Development of a High-Speed Atomic Force Microscope Combined with a High-resolution Optical Microscope for Biological Studies

Document Type


Publication Date

April 2010

Faculty Sponsor

Dr. Byung Kim


In the life sciences, it has long been a dream to view the nanometer-scale dynamic behavior of individual biomolecules, such as proteins in solution. Biomolecules perform very specific and sophisticated physiological functions. For example, motor proteins such as myosin, kinesin, and dynein produce force to pull cytoskeletal fibers, or to move along these fibers. These physiological actions are determined by a very specific three-dimensional structure of biomolecules in action. Knowledge of the biomolecular fine structure with atomic resolution is essential for understanding the physiological function, and can be studied with X-ray crystallography and electron microscopy (EM). However, EM and x-ray crystallography have a limited ability to reveal physiological function because they do not directly allow for the study of living species. For EM, there is no information on the time axis, because the image is static.
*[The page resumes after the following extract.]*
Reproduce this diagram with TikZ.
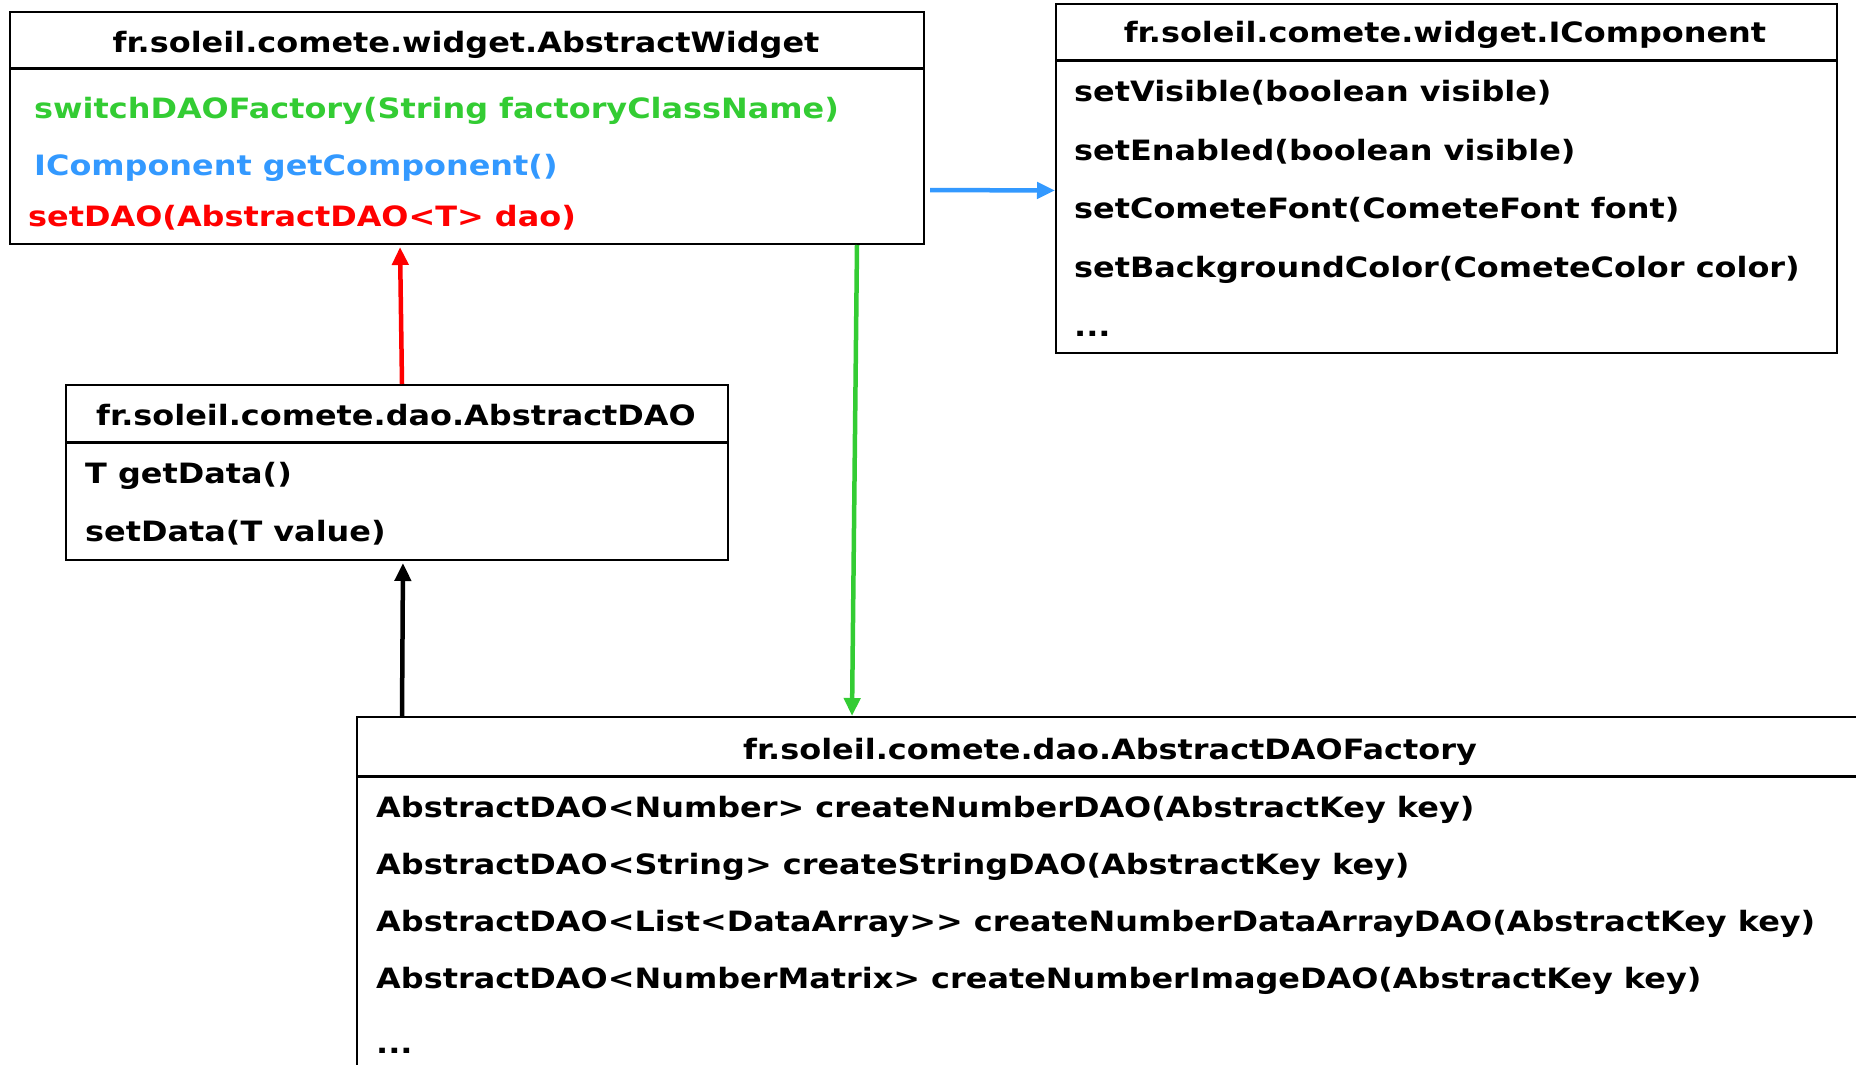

X-ray studies do not reveal the structure of biomolecules in a physiological environment. The biomolecular structural dynamics of biomolecules, non-fixated, are the most difficult to study because the time scale of their action may range from a nanosecond to a second. High speed atomic-force microscopy (HSAFM) has made it possible to view living biomolecules with atomic resolution in a physiological environment at the biomolecular time scale. However, the HSAFM is currently limited to surface topographic features on the membrane surface of a cell without visualizing processes inside the cell. As an approach to address this issue, we have designed and developed a HS AFM capable of acquiring AFM and optical images simultaneously, thus providing comprehensive understanding of biomolecular processes in a cell. The HSAFM is also capable of imaging small molecules as well as bigger cellular structures, extending the application range from cellular systems to biomolecules. The current data acquisition speed of AFM a speed of 5.6 seconds/frame is enough to capture biomolecules in motion and optical resolution of 446 nm is enough to track the transportation processes across the membrane. In conjunction with high resolution optical microscopy, the HS AFM will contribute to the study of biomolecular dynamics with nanometer resolution on the delicate cellular surfaces.